# [Written request]
Copy out each line of the material in which the word "Write" appears.
++++ The records
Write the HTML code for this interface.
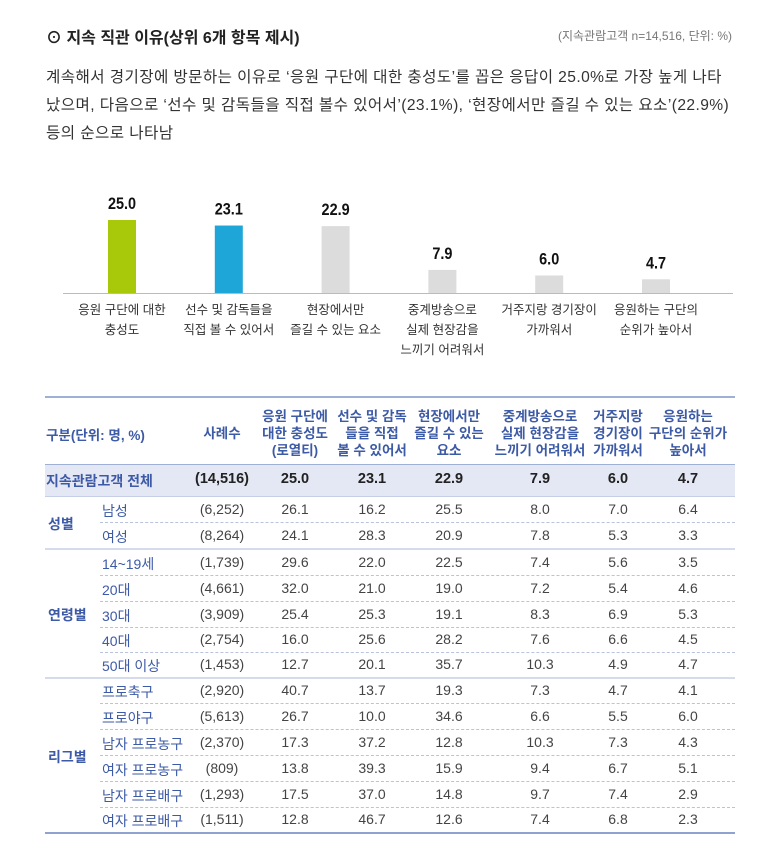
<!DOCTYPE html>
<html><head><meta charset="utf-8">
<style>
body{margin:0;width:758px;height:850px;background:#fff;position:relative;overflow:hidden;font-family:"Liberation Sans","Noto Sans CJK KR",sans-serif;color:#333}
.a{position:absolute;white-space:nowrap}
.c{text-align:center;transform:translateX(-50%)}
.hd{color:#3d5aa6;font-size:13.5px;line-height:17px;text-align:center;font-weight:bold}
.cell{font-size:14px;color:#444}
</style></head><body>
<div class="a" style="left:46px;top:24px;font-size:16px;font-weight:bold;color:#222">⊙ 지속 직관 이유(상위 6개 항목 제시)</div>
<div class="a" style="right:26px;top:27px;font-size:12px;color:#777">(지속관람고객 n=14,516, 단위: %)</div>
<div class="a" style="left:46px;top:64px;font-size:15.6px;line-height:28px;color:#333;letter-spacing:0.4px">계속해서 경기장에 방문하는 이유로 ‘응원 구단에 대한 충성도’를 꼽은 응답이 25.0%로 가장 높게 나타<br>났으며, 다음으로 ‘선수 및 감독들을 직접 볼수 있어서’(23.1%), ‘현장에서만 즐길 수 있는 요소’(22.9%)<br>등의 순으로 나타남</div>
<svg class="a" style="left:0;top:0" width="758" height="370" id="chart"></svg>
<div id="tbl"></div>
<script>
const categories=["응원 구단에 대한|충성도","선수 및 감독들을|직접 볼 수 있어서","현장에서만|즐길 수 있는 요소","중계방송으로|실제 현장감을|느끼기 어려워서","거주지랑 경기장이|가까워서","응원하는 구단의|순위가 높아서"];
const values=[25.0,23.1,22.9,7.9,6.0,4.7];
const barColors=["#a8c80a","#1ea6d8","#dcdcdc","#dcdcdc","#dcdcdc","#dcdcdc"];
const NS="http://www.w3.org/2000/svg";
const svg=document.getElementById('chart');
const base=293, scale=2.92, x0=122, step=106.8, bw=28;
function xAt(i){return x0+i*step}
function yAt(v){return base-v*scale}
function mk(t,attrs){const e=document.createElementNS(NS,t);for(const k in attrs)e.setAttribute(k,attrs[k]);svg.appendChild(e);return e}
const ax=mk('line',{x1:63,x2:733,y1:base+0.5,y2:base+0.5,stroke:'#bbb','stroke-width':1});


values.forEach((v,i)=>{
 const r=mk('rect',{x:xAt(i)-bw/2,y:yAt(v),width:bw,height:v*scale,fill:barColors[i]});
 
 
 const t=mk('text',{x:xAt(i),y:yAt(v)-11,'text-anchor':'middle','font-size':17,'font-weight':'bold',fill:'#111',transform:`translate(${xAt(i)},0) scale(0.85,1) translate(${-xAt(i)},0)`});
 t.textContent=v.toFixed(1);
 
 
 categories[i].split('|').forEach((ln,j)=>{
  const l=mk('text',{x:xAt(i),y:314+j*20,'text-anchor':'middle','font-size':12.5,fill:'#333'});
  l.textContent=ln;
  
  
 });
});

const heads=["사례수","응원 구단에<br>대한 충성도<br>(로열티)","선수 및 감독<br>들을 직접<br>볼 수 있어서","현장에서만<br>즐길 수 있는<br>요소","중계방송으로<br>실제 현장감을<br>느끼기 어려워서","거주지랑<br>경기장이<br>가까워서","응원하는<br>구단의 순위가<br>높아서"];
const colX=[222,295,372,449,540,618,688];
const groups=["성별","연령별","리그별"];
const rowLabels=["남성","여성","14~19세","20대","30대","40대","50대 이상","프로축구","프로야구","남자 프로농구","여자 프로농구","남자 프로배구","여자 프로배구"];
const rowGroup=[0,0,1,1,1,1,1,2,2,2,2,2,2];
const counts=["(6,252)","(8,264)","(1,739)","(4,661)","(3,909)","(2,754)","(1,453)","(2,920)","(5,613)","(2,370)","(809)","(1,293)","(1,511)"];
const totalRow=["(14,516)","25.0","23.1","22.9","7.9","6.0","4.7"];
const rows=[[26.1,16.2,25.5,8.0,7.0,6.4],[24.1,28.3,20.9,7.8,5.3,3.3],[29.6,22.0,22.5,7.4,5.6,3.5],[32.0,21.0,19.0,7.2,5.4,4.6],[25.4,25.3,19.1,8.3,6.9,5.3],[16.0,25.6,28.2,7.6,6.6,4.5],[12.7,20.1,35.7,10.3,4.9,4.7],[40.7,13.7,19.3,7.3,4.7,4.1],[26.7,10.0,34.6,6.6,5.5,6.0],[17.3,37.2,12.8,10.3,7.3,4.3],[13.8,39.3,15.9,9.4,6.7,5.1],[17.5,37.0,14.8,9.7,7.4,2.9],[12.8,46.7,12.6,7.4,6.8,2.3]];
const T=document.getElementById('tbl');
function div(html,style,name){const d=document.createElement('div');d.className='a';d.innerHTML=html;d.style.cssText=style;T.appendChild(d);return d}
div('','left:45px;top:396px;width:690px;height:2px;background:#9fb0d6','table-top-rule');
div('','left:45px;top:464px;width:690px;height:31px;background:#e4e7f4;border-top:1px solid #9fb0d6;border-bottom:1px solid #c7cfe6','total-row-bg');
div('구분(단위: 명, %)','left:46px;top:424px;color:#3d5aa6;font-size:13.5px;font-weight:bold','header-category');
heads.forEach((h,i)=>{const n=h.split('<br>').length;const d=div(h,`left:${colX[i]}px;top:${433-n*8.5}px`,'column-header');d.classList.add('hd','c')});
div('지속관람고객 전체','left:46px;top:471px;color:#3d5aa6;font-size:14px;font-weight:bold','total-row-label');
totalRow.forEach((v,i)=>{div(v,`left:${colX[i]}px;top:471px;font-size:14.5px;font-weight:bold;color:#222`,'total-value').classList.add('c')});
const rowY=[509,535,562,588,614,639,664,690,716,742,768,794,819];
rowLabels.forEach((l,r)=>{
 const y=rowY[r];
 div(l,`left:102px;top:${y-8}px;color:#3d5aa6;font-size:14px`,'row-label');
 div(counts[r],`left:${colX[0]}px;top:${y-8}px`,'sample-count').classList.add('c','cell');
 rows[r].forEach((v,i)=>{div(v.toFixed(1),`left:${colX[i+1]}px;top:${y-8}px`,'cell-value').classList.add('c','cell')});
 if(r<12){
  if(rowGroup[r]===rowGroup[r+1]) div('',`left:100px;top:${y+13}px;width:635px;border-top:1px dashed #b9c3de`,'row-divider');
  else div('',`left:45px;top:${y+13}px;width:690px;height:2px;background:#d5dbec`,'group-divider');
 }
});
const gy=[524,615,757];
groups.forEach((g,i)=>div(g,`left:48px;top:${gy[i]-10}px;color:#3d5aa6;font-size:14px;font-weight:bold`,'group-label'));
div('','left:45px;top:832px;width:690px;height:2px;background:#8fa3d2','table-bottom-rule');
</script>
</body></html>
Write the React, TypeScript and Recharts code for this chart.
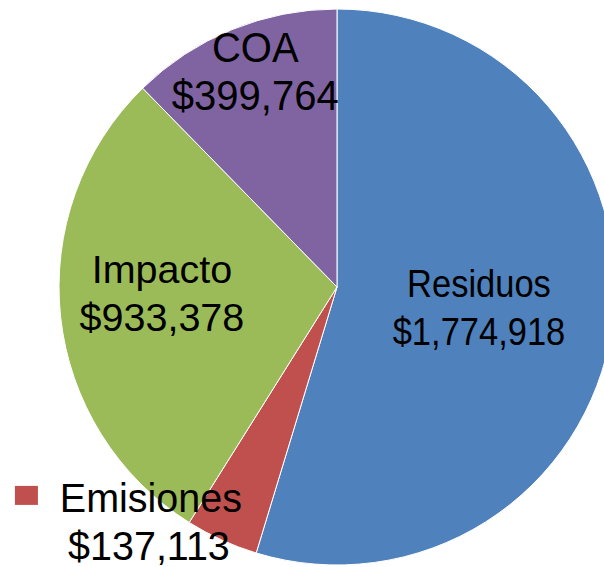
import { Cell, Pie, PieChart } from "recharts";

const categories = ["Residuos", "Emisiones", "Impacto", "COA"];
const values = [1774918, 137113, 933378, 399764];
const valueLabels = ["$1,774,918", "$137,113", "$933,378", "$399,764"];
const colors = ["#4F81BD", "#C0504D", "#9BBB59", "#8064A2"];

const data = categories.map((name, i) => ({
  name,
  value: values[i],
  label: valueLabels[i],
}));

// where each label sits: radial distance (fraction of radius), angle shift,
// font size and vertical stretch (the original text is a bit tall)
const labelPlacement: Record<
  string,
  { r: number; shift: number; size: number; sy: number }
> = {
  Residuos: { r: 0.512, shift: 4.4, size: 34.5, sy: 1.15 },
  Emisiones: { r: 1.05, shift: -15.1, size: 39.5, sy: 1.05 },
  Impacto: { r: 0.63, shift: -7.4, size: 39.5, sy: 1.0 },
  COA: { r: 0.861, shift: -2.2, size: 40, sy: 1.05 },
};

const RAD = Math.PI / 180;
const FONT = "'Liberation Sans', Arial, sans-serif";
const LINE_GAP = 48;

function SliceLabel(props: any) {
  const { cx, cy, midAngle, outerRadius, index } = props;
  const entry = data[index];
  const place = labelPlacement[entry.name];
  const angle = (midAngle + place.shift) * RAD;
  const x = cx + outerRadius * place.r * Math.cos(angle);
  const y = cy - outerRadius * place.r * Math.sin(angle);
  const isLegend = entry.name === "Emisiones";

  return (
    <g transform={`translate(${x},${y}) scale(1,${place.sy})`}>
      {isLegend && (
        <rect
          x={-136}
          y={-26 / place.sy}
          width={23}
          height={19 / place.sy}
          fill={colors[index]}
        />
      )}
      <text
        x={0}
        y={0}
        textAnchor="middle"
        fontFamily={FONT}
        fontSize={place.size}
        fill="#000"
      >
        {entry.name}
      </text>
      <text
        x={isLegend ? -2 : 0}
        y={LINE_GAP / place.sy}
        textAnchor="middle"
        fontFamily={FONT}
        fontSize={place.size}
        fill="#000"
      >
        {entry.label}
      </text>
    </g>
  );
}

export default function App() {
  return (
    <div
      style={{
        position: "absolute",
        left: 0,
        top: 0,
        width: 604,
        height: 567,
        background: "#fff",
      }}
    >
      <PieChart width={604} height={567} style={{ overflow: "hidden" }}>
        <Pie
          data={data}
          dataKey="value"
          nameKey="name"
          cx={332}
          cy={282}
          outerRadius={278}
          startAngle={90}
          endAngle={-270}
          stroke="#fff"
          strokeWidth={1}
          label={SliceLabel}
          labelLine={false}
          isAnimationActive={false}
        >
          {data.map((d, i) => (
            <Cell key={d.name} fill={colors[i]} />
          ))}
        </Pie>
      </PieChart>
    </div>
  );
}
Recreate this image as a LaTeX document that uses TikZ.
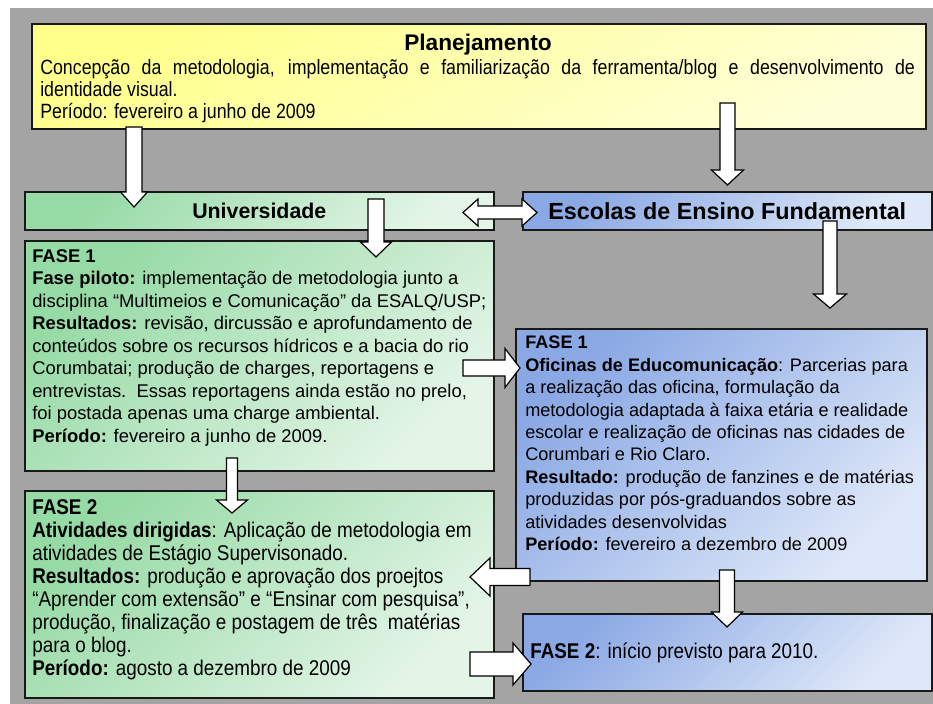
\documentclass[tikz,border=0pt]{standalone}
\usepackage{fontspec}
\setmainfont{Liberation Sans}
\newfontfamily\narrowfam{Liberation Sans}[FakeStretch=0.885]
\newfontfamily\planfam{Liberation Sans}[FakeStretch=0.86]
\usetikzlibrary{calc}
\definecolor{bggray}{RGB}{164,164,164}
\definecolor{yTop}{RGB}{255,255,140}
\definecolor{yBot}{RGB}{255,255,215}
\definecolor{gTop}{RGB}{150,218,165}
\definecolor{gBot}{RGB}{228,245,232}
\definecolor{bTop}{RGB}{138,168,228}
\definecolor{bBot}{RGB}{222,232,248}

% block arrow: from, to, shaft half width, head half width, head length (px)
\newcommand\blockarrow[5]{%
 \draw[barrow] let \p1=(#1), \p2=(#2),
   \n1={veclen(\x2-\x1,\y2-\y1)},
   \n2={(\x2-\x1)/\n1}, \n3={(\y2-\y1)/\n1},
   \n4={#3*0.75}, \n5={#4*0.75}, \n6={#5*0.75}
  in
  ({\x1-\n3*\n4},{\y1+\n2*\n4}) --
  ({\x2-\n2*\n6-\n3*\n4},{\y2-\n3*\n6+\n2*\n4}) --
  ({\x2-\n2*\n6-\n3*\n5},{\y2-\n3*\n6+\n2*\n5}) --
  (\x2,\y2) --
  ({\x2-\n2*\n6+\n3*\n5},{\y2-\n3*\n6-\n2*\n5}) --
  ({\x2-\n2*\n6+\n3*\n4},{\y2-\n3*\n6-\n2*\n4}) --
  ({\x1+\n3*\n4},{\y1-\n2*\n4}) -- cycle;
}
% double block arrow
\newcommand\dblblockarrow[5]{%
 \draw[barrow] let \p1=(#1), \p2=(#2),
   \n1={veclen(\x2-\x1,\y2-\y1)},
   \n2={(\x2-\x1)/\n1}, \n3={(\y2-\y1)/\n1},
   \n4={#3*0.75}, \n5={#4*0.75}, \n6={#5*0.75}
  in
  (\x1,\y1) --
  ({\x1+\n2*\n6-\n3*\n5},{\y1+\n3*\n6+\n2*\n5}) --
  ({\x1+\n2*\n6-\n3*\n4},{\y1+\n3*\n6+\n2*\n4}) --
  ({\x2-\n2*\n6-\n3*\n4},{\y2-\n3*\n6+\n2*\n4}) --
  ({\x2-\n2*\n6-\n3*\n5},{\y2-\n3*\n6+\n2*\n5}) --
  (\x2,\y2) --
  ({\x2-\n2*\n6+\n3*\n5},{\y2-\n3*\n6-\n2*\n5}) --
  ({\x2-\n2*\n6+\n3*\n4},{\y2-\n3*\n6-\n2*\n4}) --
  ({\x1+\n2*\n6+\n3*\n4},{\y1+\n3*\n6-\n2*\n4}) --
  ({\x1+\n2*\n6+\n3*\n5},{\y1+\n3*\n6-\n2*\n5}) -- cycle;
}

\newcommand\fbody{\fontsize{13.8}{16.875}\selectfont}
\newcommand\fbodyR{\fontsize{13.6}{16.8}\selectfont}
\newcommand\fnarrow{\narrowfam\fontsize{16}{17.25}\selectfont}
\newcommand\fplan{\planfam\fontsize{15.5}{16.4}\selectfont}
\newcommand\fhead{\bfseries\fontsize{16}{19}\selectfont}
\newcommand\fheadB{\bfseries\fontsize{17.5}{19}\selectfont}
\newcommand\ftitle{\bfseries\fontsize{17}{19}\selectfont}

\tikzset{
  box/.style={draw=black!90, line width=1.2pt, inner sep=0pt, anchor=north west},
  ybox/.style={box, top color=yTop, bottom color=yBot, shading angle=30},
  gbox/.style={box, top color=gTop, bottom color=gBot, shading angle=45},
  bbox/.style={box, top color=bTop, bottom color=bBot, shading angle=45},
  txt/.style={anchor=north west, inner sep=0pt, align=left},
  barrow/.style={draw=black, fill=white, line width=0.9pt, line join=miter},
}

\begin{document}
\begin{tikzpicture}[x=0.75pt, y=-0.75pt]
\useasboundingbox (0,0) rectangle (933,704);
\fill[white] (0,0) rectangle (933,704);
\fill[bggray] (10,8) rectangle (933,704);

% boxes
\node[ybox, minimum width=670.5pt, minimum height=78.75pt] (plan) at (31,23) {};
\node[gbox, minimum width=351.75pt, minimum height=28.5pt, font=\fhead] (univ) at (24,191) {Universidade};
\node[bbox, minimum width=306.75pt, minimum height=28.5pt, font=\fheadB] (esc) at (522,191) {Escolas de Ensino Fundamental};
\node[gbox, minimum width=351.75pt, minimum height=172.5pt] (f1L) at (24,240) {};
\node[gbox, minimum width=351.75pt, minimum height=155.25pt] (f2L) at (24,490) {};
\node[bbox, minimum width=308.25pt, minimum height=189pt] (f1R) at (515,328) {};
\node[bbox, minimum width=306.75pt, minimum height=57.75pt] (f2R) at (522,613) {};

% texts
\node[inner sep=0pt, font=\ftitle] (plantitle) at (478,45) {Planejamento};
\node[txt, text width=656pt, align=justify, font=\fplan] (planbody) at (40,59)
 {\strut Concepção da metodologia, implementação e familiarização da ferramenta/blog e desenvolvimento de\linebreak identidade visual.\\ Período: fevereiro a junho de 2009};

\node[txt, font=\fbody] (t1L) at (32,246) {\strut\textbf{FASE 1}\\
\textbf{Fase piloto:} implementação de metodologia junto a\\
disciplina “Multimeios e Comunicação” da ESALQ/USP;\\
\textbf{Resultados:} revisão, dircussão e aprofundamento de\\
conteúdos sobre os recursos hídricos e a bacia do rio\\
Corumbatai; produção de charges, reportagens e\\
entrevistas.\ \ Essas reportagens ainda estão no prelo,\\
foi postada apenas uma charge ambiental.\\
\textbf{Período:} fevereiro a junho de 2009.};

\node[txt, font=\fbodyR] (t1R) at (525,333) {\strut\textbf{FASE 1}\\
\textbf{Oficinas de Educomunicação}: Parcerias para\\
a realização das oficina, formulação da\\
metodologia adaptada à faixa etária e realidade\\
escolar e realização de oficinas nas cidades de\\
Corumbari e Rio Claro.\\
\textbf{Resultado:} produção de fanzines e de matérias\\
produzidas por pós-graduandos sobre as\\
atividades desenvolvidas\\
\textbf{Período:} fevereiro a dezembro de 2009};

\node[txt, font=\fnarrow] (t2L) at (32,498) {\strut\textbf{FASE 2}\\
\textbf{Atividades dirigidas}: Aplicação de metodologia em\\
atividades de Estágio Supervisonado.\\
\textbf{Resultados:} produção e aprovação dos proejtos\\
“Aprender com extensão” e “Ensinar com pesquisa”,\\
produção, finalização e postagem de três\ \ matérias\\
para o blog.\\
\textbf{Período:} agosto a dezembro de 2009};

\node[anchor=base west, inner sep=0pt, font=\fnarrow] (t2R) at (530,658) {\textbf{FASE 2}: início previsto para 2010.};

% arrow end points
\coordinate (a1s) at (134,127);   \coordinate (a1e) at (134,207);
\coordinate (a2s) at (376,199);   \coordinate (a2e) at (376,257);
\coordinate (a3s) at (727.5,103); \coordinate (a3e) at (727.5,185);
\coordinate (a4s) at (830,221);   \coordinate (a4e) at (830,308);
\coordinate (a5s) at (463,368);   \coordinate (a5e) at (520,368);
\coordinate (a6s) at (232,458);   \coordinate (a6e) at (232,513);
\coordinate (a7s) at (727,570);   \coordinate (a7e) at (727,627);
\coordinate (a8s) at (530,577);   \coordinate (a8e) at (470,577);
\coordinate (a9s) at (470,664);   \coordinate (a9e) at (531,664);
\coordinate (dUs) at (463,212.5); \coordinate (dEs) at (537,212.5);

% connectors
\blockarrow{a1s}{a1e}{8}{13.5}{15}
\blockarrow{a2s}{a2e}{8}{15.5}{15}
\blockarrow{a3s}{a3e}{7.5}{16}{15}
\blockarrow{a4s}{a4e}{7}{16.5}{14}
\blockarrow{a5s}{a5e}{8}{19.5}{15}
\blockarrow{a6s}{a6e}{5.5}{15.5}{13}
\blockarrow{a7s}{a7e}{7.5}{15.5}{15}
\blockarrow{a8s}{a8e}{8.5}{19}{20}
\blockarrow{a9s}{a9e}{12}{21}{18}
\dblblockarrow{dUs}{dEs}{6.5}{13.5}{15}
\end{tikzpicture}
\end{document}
++++++++
# [Reply]
Write the HTML code for this interface.
Write the React, TypeScript and Recharts code for this chart.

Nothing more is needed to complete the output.